RESOLFT (REversible Saturable OpticaL Fluorescent Transitions) microscopy uses fluorescent dyes which can be switched reversibly between an 'on' state and an 'off' state using light. By using a donut-shaped laser beam to switch a localised region of fluorescent dyes into their 'off' states, subsequent diffraction-limited excitation of the fluorophores results in fluorescence only from the centre of the donut, where fluorophores remain in their 'on' states. This emission is not diffraction limited.

RESOLFT requires switchable fluorescent labels, which we can achieve using a photoswitch which, in one form, can quench emission from a fluorophore by Förster Resonance Energy Transfer (FRET).

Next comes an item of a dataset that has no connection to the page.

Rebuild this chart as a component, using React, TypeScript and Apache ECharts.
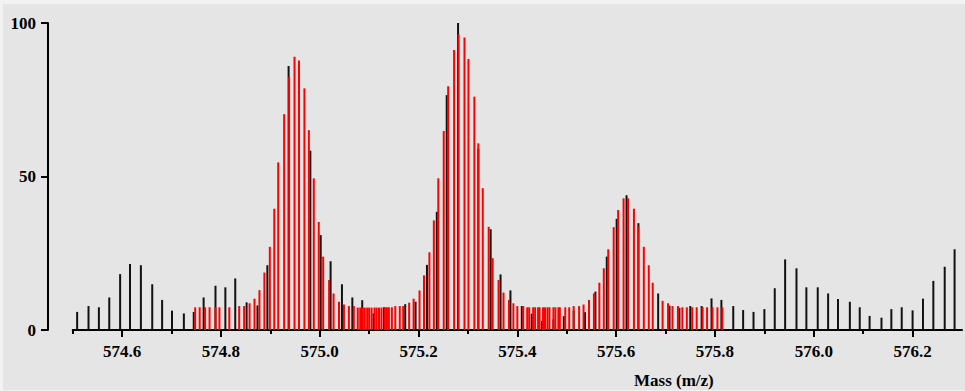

In its resting state, the photoswitch is inactive and the fluorophore can emit. Upon irradiation, the switch is activated and is able to quench fluorophore emission. Using 'dyads' of this type, we have demonstrated enhanced spatial resolution in imaging giant unilamellar vesicle membranes.

Photoswitches

A critical component of these RESOLFT dyads is the photoswitchable quencher. It must switch very efficiently in both directions with a high conversion and be switchable over many cycles. Ideally, it should also switch using visible light. As such, part of our work is directed at optimising photoswitches. There are many classes of photoswitchable molecules, some of which switch in both directions with light, and some which can also switch thermally (for example, the spironaphthoxazine shown above). By synthesising various switches and studying how their structure affects their switching behaviour, we hope to design better switches for use in super-resolution microscopy.